歯科医療サービスは経営活動として提供されています。歯科医師が歯科医療サービスを提供することを生業とし家族や従業員の生活を賄っています。付随して歯科医療を支える歯科技工士や材料や器材を提供する歯科医療業界企業とそれらに従事する者の生活を歯科医療サービスによる報酬によって支えています。
経営活動として収益が減少することは、その存続さえ危ぶまれることです。経営活動であるから他の業種と同じようにマーケットにおいて淘汰されることが望ましいという考え方もあります。しかし、医療は他業種よりも公益性が高く、この考え方が適応される事には無理があるといえます。より大きな社会貢献を齎しつつ、歯科医療サービスが存続していく方策を練る必要があります。

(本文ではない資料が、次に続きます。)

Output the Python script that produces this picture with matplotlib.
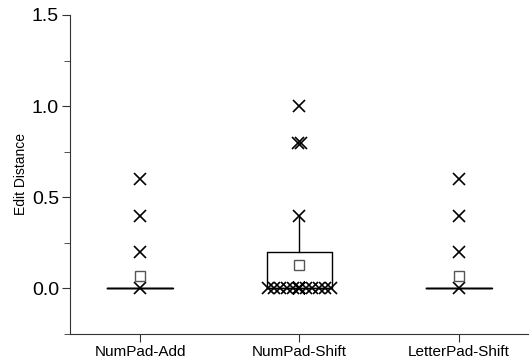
import numpy as np
import matplotlib.pyplot as plt
from matplotlib.ticker import MultipleLocator

plt.rcParams['font.family'] = ['Liberation Sans', 'DejaVu Sans']

# Categories and box statistics
groups = ["NumPad-Add", "NumPad-Shift", "LetterPad-Shift"]
q1 = [0.0, 0.0, 0.0]
med = [0.0, 0.0, 0.0]
q3 = [0.0, 0.2, 0.0]
whislo = [0.0, 0.0, 0.0]
whishi = [0.0, 0.4, 0.0]
means = [0.067, 0.13, 0.067]

# Raw data points shown as crosses
add_points = [0.0, 0.2, 0.4, 0.6]
shift_points = [0.0] * 11 + [0.4, 0.8, 0.8, 1.0]
letter_points = [0.0, 0.2, 0.4, 0.6]

fig = plt.figure(figsize=(5.29, 3.61), dpi=100)
ax = fig.add_axes([0.1323, 0.0748, 0.8677, 0.8837])

stats = []
for i, g in enumerate(groups):
    stats.append(dict(label=g, q1=q1[i], med=med[i], q3=q3[i],
                      whislo=whislo[i], whishi=whishi[i], mean=means[i], fliers=[]))

ax.bxp(stats, positions=[1, 2, 3], widths=0.41, showmeans=True, showcaps=False,
       showfliers=False,
       boxprops=dict(color='black', linewidth=1.0),
       whiskerprops=dict(color='black', linewidth=1.0),
       medianprops=dict(color='black', linewidth=1.0),
       meanprops=dict(marker='s', markerfacecolor='white', markeredgecolor='#555555',
                      markersize=7, markeredgewidth=1.0))

# scatter the raw points
ax.plot([1] * len(add_points), add_points, 'x', color='black', ms=8.5, mew=1.2)
ax.plot([3] * len(letter_points), letter_points, 'x', color='black', ms=8.5, mew=1.2)
zeros = [v for v in shift_points if v == 0.0]
others = [v for v in shift_points if v != 0.0]
ax.plot(2 + np.linspace(-0.2, 0.2, len(zeros)), zeros, 'x', color='black', ms=8.5, mew=1.2)
ax.plot(2 + np.linspace(0, 0, len(zeros)), zeros, 'x', color='black', ms=8.5, mew=1.2)
offs = [0, -0.012, 0.012, 0]
ax.plot(2 + np.array(offs), others, 'x', color='black', ms=8.5, mew=1.2)

ax.set_xlim(0.56, 3.44)
ax.set_ylim(-0.25, 1.5)
ax.set_xticks([1, 2, 3])
ax.set_xticklabels(groups, fontsize=11)
ax.yaxis.set_major_locator(MultipleLocator(0.5))
ax.yaxis.set_minor_locator(MultipleLocator(0.25))
ax.set_yticks([0.0, 0.5, 1.0, 1.5])
ax.set_yticklabels(["0.0", "0.5", "1.0", "1.5"], fontsize=14)
ax.set_ylabel("Edit Distance", fontsize=10, labelpad=3)

for s in ['top', 'right']:
    ax.spines[s].set_visible(False)
for s in ['left', 'bottom']:
    ax.spines[s].set_color('#333333')
ax.tick_params(axis='both', which='major', length=6, color='#333333', pad=2)
ax.tick_params(axis='y', which='minor', length=4, color='#333333')

fig.savefig("out.png", dpi=100)
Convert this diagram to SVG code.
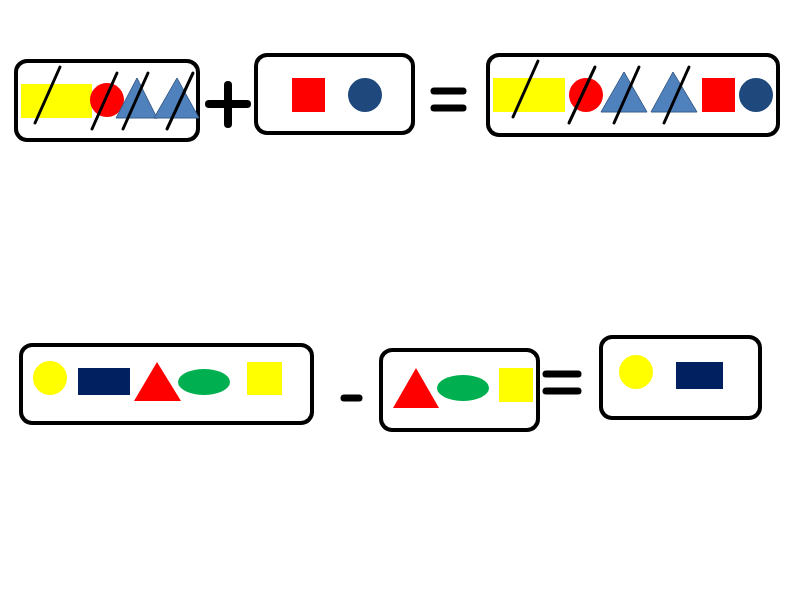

実際に、産業界と同様にマーケットにその答えを求めると、歯科医療も一般の産業と同じく『Market in』の発想で考えるならば、患者が何を望んでいるかから考えなくてはなりません。まさしく「健康であること」です。ですから歯科医療サービス自体もこのマーケットのニーズに呼応して「健康を提供する」というスタイルに変化しなくてはならないのです。すなわち歯科医療サービス自体が「病気―治療」というモデルから「健康―予防」というモデルに変化することが必要だということです。
くしくも厚生労働省が提唱する「健康日本21」の中でもこの方向性が謳われています。また近年改訂された医師法にける医療の定義にも予防とリハビリテーションは明確な医療の範疇と謳われました。マーケットのニーズに対応することが経営的にも有効に働くのであれば、私たちの業界もこのマーケットのニーズに対応できるよう自己変革を行なわなければならないでしょう。逆にその自己変革を行なわなければこの社会に存在する価値を失い、それは結果として経営が立ち行かなくなり企業としての存続が不可能となることです。これが歯科医院が公益性のある企業として存続していくために変革せざるを得ない要件と考えられるでしょう。
これらの変わらなければならない要件変わらざるを得ない要件を兼ね備えた医療サービスこそがこれからの時代に選ばれる歯科医療であるといえます。